Captive Portal 1: Locative Text


Art when you least of all expected it
Being in the right place with your smartphone ready. This is all you need to visit the new Art Project in Copenhagen. You get art, when you log in on a wireless network.

COPENHAGEN – Maybe you are confused, you walk around somewhere in Copenhagen, and what you don’t have is an internet connection, so that Google Maps may assist you. All networks demand passwords except for one named Captive Portal. You log on, but instead of a map of the city a work of art pops up on your screen. This is what you may see in five different places in Copenhagen starting on January 17th. Behind this surprising new exhibition Site-specific Text is Kristoffer Ørum, visual artist and professor at the Academy of Fine Arts in Odense.

Art becomes part of the air we breathe

Kristoffer Ørum had the idea to exhibit wireless art works when, one day, he was looking out from his flat near Nyhavn. What he saw through the window was a large number of tourists milling around with their smartphones above their heads attempting to capture open networks. He looked out and thought: Private space is in the streets and there is a public eagerly pursuing it. Suppose you gave them art and not just an internet connection.
This was the start of Captive Portal. We open Site-specific Text with five different artists from here and abroad who exhibit their work in five different places in Copenhagen. Each location is a wireless network. Some of the art works are sheltered in private homes, others are located in public buildings, and one is placed in a restaurant.

Reading as art

The exhibition Site-specific Text was born out of Kristoffer Ørum’s fascination with reading. Everywhere in public space people were reading: In libraries, in cafés, in city squares. But you also see people reading on busses, going from one place to the other, as well as on side-walks and on bikes. Texts, it appears, are with us everywhere, and reading is a form of communication.

In order to examine text and reading in public space , Kristoffer Ørum had the idea to use Captive Portal’s five wireless networks to do “something involving text”. He invited five visual artists from Denmark and abroad to create a digital exhibition for each individual wireless network, the only requirement being that their works should be based on text and relate to the location where it can be read and the way it is read.

The five artists Cia Rinne, Ursula Andkjær Olsen, Vanessa Place, Christian Schmidt-Rasmussen og Vladas Suncovas & Kristian Byskov, have produce five very different art works, each of which is specifically related to its location i Copenhagen.

MORE INFORMATION ABOUT CAPTIVE PORTAL

Site-specific Art – here and only here the texts may be studied in the period from January 17th to February 19th.
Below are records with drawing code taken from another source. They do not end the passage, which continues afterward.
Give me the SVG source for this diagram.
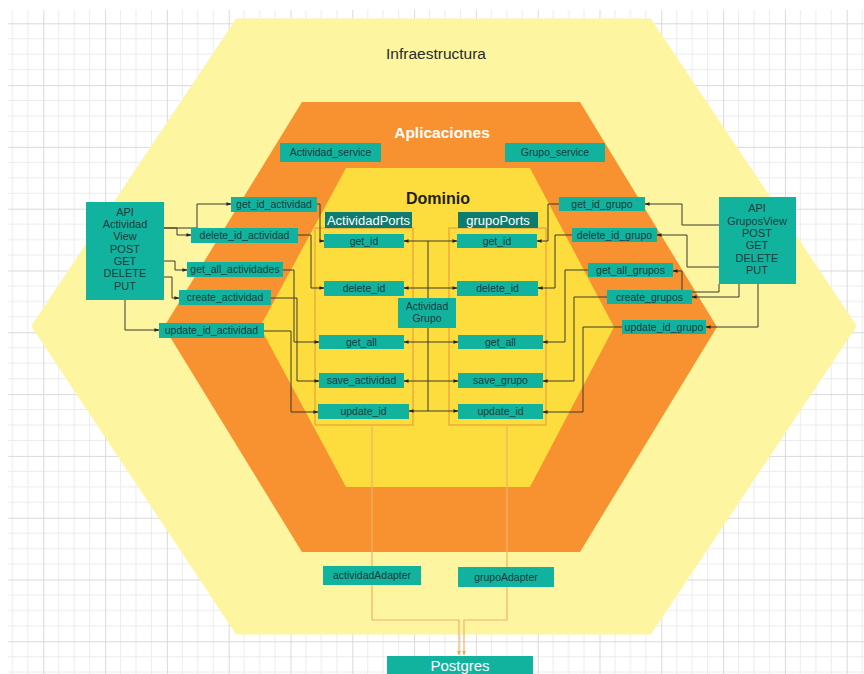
<svg xmlns="http://www.w3.org/2000/svg" width="864" height="674" viewBox="0 0 864 674">
  <style>
    .box { fill: #12b39e; }
    .hdr { fill: #0d7c6f; }
    .lbl { font-family: "Liberation Sans", Arial, sans-serif; font-size: 10.5px; fill: #1d3b3a; text-anchor: middle; }
    .api { font-size: 11px; }
    .lbl-w { font-family: "Liberation Sans", Arial, sans-serif; font-size: 13px; fill: #ffffff; text-anchor: middle; }
    .title { font-family: "Liberation Sans", Arial, sans-serif; text-anchor: middle; }
    .wire { fill: none; stroke: #3a3a2a; stroke-width: 1; }
    .feed { fill: none; stroke: #eeb36a; stroke-width: 1.2; }
    .frame { fill: none; stroke: #e9a23a; stroke-width: 1.2; }
  </style>
  <defs>
    <pattern id="grid" patternUnits="userSpaceOnUse" x="43.3" y="23.3" width="61.8" height="61.8">
      <path d="M15.45 0V61.8M30.9 0V61.8M46.35 0V61.8M0 15.45H61.8M0 30.9H61.8M0 46.35H61.8" stroke="#ececec" stroke-width="1" fill="none"/>
      <path d="M0.5 0V61.8M0 0.5H61.8" stroke="#dadada" stroke-width="1" fill="none"/>
    </pattern>
    <marker id="arr" markerUnits="userSpaceOnUse" markerWidth="5" markerHeight="5" viewBox="0 0 6 6" refX="5.5" refY="3" orient="auto">
      <path d="M0 0.8L6 3L0 5.2Z" fill="#222"/>
    </marker>
    <marker id="arrf" markerUnits="userSpaceOnUse" markerWidth="4.5" markerHeight="4.5" viewBox="0 0 6 6" refX="5.5" refY="3" orient="auto">
      <path d="M0 0.6L6 3L0 5.4Z" fill="#e9a55a"/>
    </marker>
  </defs>

  <!-- canvas -->
  <rect width="864" height="674" fill="#ffffff"/>
  <rect x="8" y="10" width="856" height="664" fill="url(#grid)"/>

  <!-- layers -->
  <g id="infraestructura">
    <polygon points="237,20 650,20 855,326 650,633 237,633 33,326" fill="#fdf59f" stroke="#fdf59f" stroke-width="3" stroke-linejoin="round"/>
    <text class="title" x="436" y="59" font-size="15.5" fill="#2a2a2a">Infraestructura</text>
  </g>
  <g id="aplicaciones">
    <polygon points="302,102 580,102 717,327 580,552 302,552 164,327" fill="#f8912f"/>
    <text class="title" x="442" y="138" font-size="15.5" font-weight="bold" fill="#ffffff">Aplicaciones</text>
  </g>
  <g id="dominio">
    <polygon points="346,168 530,168 614,327 530,487 346,487 260,327" fill="#fddd3e"/>
    <text class="title" x="438" y="204" font-size="16" font-weight="bold" fill="#1e1e1e">Dominio</text>
  </g>

  <!-- port columns -->
  <rect class="frame" x="315" y="228" width="98" height="197"/>
  <rect class="frame" x="449" y="228" width="97" height="197"/>

  <!-- connectors -->
  <g id="connectors">
    <!-- API Actividad View to its actions -->
    <path class="wire" marker-end="url(#arr)" d="M164 228H197V204H231"/>
    <path class="wire" marker-end="url(#arr)" d="M164 228H177V235H191"/>
    <path class="wire" marker-end="url(#arr)" d="M164 261H175V270H187"/>
    <path class="wire" marker-end="url(#arr)" d="M164 277H172V298H179"/>
    <path class="wire" marker-end="url(#arr)" d="M125 300V330H159"/>
    <!-- actions to ActividadPorts -->
    <path class="wire" marker-end="url(#arr)" d="M317 204H320V241H324"/>
    <path class="wire" marker-end="url(#arr)" d="M298 235H311V288H324"/>
    <path class="wire" marker-end="url(#arr)" d="M283 270H294V342H319"/>
    <path class="wire" marker-end="url(#arr)" d="M271 298H297V381H319"/>
    <path class="wire" marker-end="url(#arr)" d="M264 331H291V412H318"/>
    <!-- API GruposView to its actions -->
    <path class="wire" marker-end="url(#arr)" d="M719 225H682V204H645"/>
    <path class="wire" marker-end="url(#arr)" d="M719 267H687V235H657"/>
    <path class="wire" marker-end="url(#arr)" d="M719 284V292H682V271H673"/>
    <path class="wire" marker-end="url(#arr)" d="M739 284V297H692"/>
    <path class="wire" marker-end="url(#arr)" d="M758 284V327H706"/>
    <!-- actions to grupoPorts -->
    <path class="wire" marker-end="url(#arr)" d="M559 204H548V241H537"/>
    <path class="wire" marker-end="url(#arr)" d="M572 235H555V288H538"/>
    <path class="wire" marker-end="url(#arr)" d="M588 270H565V342H543"/>
    <path class="wire" marker-end="url(#arr)" d="M607 297H574V381H543"/>
    <path class="wire" marker-end="url(#arr)" d="M622 327H583V412H543"/>
    <!-- entities to both port sets -->
    <path class="wire" d="M428 241V411"/>
    <path class="wire" marker-end="url(#arr)" d="M428 241H404"/>
    <path class="wire" marker-end="url(#arr)" d="M428 241H457"/>
    <path class="wire" marker-end="url(#arr)" d="M428 288H404"/>
    <path class="wire" marker-end="url(#arr)" d="M428 288H457"/>
    <path class="wire" marker-end="url(#arr)" d="M428 342H404"/>
    <path class="wire" marker-end="url(#arr)" d="M428 342H458"/>
    <path class="wire" marker-end="url(#arr)" d="M428 381H404"/>
    <path class="wire" marker-end="url(#arr)" d="M428 381H458"/>
    <path class="wire" marker-end="url(#arr)" d="M428 411H409"/>
    <path class="wire" marker-end="url(#arr)" d="M428 411H458"/>
    <!-- adapters to Postgres -->
    <path class="feed" marker-end="url(#arrf)" d="M372 425V620H459V655"/>
    <path class="feed" marker-end="url(#arrf)" d="M507 425V620H464V655"/>
  </g>

  <!-- actividad side -->
  <g id="api-actividad">
    <rect class="box" x="86" y="202" width="78" height="98"/>
    <text class="lbl api" x="125" y="216">API</text>
    <text class="lbl api" x="125" y="228">Actividad</text>
    <text class="lbl api" x="125" y="240">View</text>
    <text class="lbl api" x="125" y="253">POST</text>
    <text class="lbl api" x="125" y="265">GET</text>
    <text class="lbl api" x="125" y="277">DELETE</text>
    <text class="lbl api" x="125" y="290">PUT</text>
  </g>
  <g id="get-id-actividad"><rect class="box" x="231" y="197" width="86" height="15"/><text class="lbl" x="274" y="208">get_id_actividad</text></g>
  <g id="delete-id-actividad"><rect class="box" x="191" y="228" width="107" height="15"/><text class="lbl" x="244.5" y="239">delete_id_actividad</text></g>
  <g id="get-all-actividades"><rect class="box" x="187" y="262" width="96" height="15"/><text class="lbl" x="235" y="273">get_all_actividades</text></g>
  <g id="create-actividad"><rect class="box" x="179" y="290" width="92" height="15"/><text class="lbl" x="225" y="301">create_actividad</text></g>
  <g id="update-id-actividad"><rect class="box" x="159" y="323" width="105" height="15"/><text class="lbl" x="211.5" y="334">update_id_actividad</text></g>

  <!-- grupo side -->
  <g id="api-grupos">
    <rect class="box" x="719" y="197" width="77" height="87"/>
    <text class="lbl api" x="757" y="212">API</text>
    <text class="lbl api" x="757" y="225">GruposView</text>
    <text class="lbl api" x="757" y="237">POST</text>
    <text class="lbl api" x="757" y="249">GET</text>
    <text class="lbl api" x="757" y="262">DELETE</text>
    <text class="lbl api" x="757" y="274">PUT</text>
  </g>
  <g id="get-id-grupo"><rect class="box" x="559" y="197" width="86" height="14"/><text class="lbl" x="602" y="207.5">get_id_grupo</text></g>
  <g id="delete-id-grupo"><rect class="box" x="572" y="228" width="85" height="14"/><text class="lbl" x="614.5" y="238.5">delete_id_grupo</text></g>
  <g id="get-all-grupos"><rect class="box" x="588" y="263" width="85" height="14"/><text class="lbl" x="630.5" y="273.5">get_all_grupos</text></g>
  <g id="create-grupos"><rect class="box" x="607" y="290" width="85" height="14"/><text class="lbl" x="649.5" y="300.5">create_grupos</text></g>
  <g id="update-id-grupo"><rect class="box" x="622" y="320" width="84" height="14"/><text class="lbl" x="664" y="330.5">update_id_grupo</text></g>

  <!-- services -->
  <g id="actividad-service"><rect class="box" x="280" y="143" width="101" height="19"/><text class="lbl" x="330.5" y="156" font-size="10">Actividad_service</text></g>
  <g id="grupo-service"><rect class="box" x="505" y="143" width="100" height="19"/><text class="lbl" x="555" y="156" font-size="10">Grupo_service</text></g>

  <!-- ports -->
  <g id="actividad-ports"><rect class="hdr" x="325" y="212" width="87" height="16"/><text class="lbl-w" x="368.5" y="224.5">ActividadPorts</text></g>
  <g id="grupo-ports"><rect class="hdr" x="458" y="212" width="80" height="16"/><text class="lbl-w" x="498" y="224.5">grupoPorts</text></g>

  <g id="a-get-id"><rect class="box" x="324" y="234" width="80" height="14"/><text class="lbl" x="364" y="244.5">get_id</text></g>
  <g id="a-delete-id"><rect class="box" x="324" y="281" width="80" height="15"/><text class="lbl" x="364" y="292">delete_id</text></g>
  <g id="a-get-all"><rect class="box" x="319" y="335" width="85" height="14"/><text class="lbl" x="361.5" y="345.5">get_all</text></g>
  <g id="a-save"><rect class="box" x="319" y="373" width="85" height="15"/><text class="lbl" x="361.5" y="384">save_actividad</text></g>
  <g id="a-update-id"><rect class="box" x="318" y="404" width="91" height="15"/><text class="lbl" x="363.5" y="415">update_id</text></g>

  <g id="g-get-id"><rect class="box" x="457" y="234" width="80" height="14"/><text class="lbl" x="497" y="244.5">get_id</text></g>
  <g id="g-delete-id"><rect class="box" x="457" y="281" width="81" height="15"/><text class="lbl" x="497.5" y="292">delete_id</text></g>
  <g id="g-get-all"><rect class="box" x="458" y="335" width="85" height="14"/><text class="lbl" x="500.5" y="345.5">get_all</text></g>
  <g id="g-save"><rect class="box" x="458" y="373" width="85" height="15"/><text class="lbl" x="500.5" y="384">save_grupo</text></g>
  <g id="g-update-id"><rect class="box" x="458" y="404" width="85" height="15"/><text class="lbl" x="500.5" y="415">update_id</text></g>

  <g id="actividad-grupo">
    <rect class="box" x="398" y="298" width="58" height="30"/>
    <text class="lbl" x="427" y="310">Actividad</text>
    <text class="lbl" x="427" y="322">Grupo</text>
  </g>

  <!-- adapters and storage -->
  <g id="actividad-adapter"><rect class="box" x="323" y="566" width="98" height="19"/><text class="lbl" x="372" y="579">actividadAdapter</text></g>
  <g id="grupo-adapter"><rect class="box" x="458" y="567" width="96" height="20"/><text class="lbl" x="506" y="581">grupoAdapter</text></g>
  <g id="postgres">
    <rect class="box" x="387" y="656" width="146" height="22"/>
    <text class="title" x="460" y="671" font-size="15" fill="#ffffff">Postgres</text>
  </g>
</svg>
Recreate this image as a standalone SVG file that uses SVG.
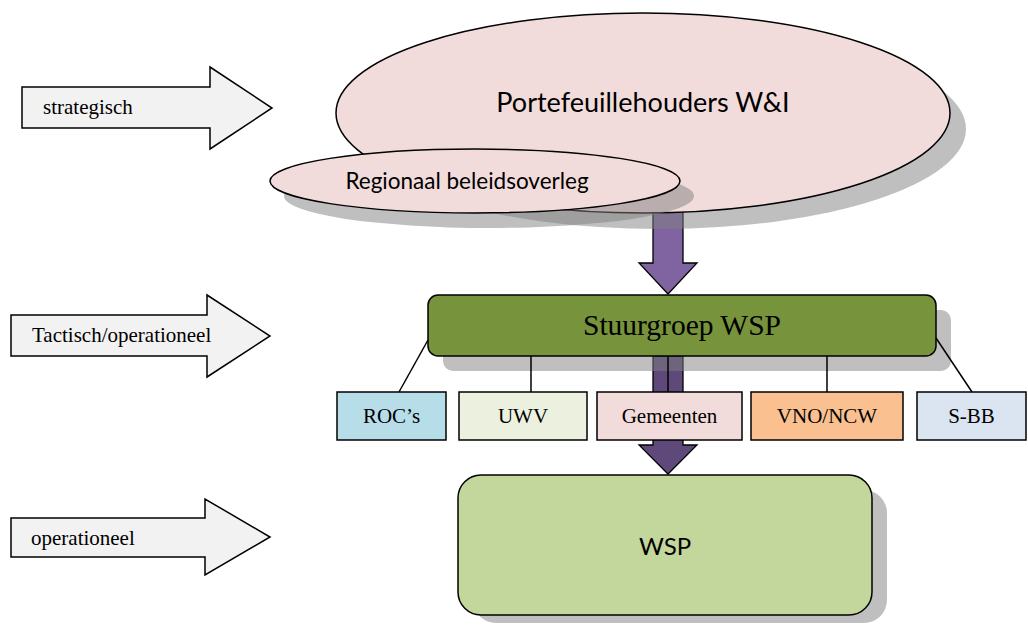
<svg xmlns="http://www.w3.org/2000/svg" width="1028" height="626" viewBox="0 0 1028 626">
  <style>
    .lvl { fill: #f2f2f2; stroke: #000; stroke-width: 1.5; stroke-linejoin: miter; }
    .lvl-text { font-family: "Liberation Serif", "Times New Roman", serif; font-size: 21px; fill: #000; }
    .shadow { fill: #808080; fill-opacity: 0.5; stroke: none; }
    .edge { stroke: #000; stroke-width: 1.5; fill: none; }
    .flow-up { fill: #8064a2; stroke: #000; stroke-width: 1.3; }
    .flow-low { fill: #5f497a; stroke: #000; stroke-width: 1.3; }
    .cal { font-family: Lato, "Open Sans", "Liberation Sans", sans-serif; fill: #000; text-anchor: middle; }
    .serif { font-family: "Liberation Serif", "Times New Roman", serif; fill: #000; text-anchor: middle; }
    .box { stroke: #000; stroke-width: 1.5; }
  </style>

  <!-- level indicators on the left -->
  <g id="level-strategisch">
    <path class="lvl" d="M22,87 H210 V67 L272,108 L210,149 V128 H22 Z"/>
    <text class="lvl-text" x="43" y="114">strategisch</text>
  </g>
  <g id="level-tactisch">
    <path class="lvl" d="M11,315 H207 V295 L270,336 L207,377 V356 H11 Z"/>
    <text class="lvl-text" x="32" y="342">Tactisch/operationeel</text>
  </g>
  <g id="level-operationeel">
    <path class="lvl" d="M11,518 H205 V499 L270,537 L205,575 V557 H11 Z"/>
    <text class="lvl-text" x="31" y="545">operationeel</text>
  </g>

  <!-- block arrows between the tiers -->
  <g id="flows">
    <path class="flow-up" d="M653,195 H683 V263 H697 L668,294 L639,263 H653 Z"/>
    <path class="flow-low" d="M653,356 H683 V445 H697 L668,474 L639,445 H653 Z"/>
  </g>

  <g id="portefeuillehouders">
    <ellipse class="shadow" cx="659" cy="129" rx="307" ry="100"/>
    <ellipse cx="643" cy="113" rx="307" ry="100" fill="#f2dcdb" class="box"/>
    <text class="cal" x="643" y="112" font-size="27">Portefeuillehouders W&amp;I</text>
  </g>

  <g id="beleidsoverleg">
    <ellipse class="shadow" cx="489" cy="196" rx="205" ry="32"/>
    <ellipse cx="475" cy="181" rx="205" ry="32" fill="#f2dcdb" class="box"/>
    <text class="cal" x="467" y="189" font-size="22.5">Regionaal beleidsoverleg</text>
  </g>

  <g id="stuurgroep">
    <rect class="shadow" x="443" y="310" width="508" height="61" rx="10"/>
    <rect class="box" x="428" y="295" width="508" height="61" rx="10" fill="#77933c"/>
    <text class="serif" x="682" y="335" font-size="29.5">Stuurgroep WSP</text>
  </g>

  <!-- connectors from the steering group to the partners -->
  <g id="connectors">
    <line class="edge" x1="428" y1="340" x2="399" y2="392"/>
    <line class="edge" x1="531" y1="356" x2="531" y2="392"/>
    <line class="edge" x1="668" y1="356" x2="668" y2="392"/>
    <line class="edge" x1="827" y1="356" x2="827" y2="392"/>
    <line class="edge" x1="936" y1="338" x2="972" y2="392"/>
  </g>

  <g id="roc">
    <rect class="box" x="337" y="392" width="109" height="48" fill="#b7dde8"/>
    <text class="serif" x="391.5" y="423" font-size="21">ROC’s</text>
  </g>
  <g id="uwv">
    <rect class="box" x="459" y="392" width="128" height="48" fill="#ebf1de"/>
    <text class="serif" x="523" y="423" font-size="21">UWV</text>
  </g>
  <g id="gemeenten">
    <rect class="box" x="597" y="392" width="145" height="48" fill="#f2dcdb"/>
    <text class="serif" x="669.5" y="423" font-size="21">Gemeenten</text>
  </g>
  <g id="vno-ncw">
    <rect class="box" x="751" y="392" width="152" height="48" fill="#fac090"/>
    <text class="serif" x="827" y="423" font-size="21">VNO/NCW</text>
  </g>
  <g id="s-bb">
    <rect class="box" x="917" y="392" width="109" height="48" fill="#dbe5f1"/>
    <text class="serif" x="971.5" y="423" font-size="21">S-BB</text>
  </g>

  <g id="wsp">
    <rect class="shadow" x="473" y="490" width="414" height="133" rx="23"/>
    <rect class="box" x="458" y="475" width="414" height="140" rx="23" fill="#c3d69b"/>
    <text class="cal" x="665" y="555" font-size="24">WSP</text>
  </g>
</svg>
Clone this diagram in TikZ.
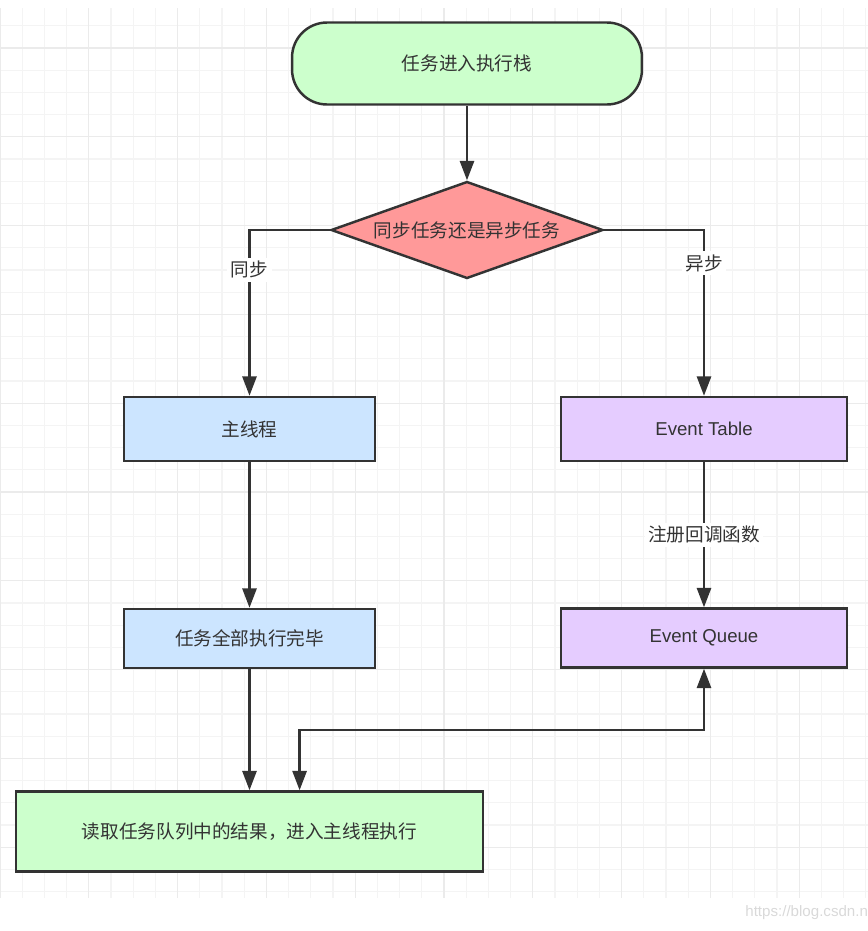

The exhibition is open twentyfour hours.

Nyhavn, Restaurant Cap Horn. Captive Horn created by the Danish- German-Finnish poet and artist Cia Rinne.

Mjølnerparken. Where are you, and what are you doing? created by the poet Ursula Andkjær Olsen.

Enghavevej, at KPH Projects. LOGIN created by the American artist and lawyer Vanessa Place.

Valby, library, Borgerservice!!! created by visual artist Christian Schmidt-Rasmussen.

Brumleby. Blob Project created by visual artist Vladas Suncovas & Kristian Byskov.

You can find the specific locations of the texts on a map at http://cp.oerum.org. Bring a smartphone along, a tablet or laptop with a wireless and log on to the network ‘Captive Portal’ to be admitted to the texts.

The idea of Captive Portal is to create an international wireless network for digital distribution of art material. The idea is also to create a non-profit alternative to existing channels like book shops, galleries and museums.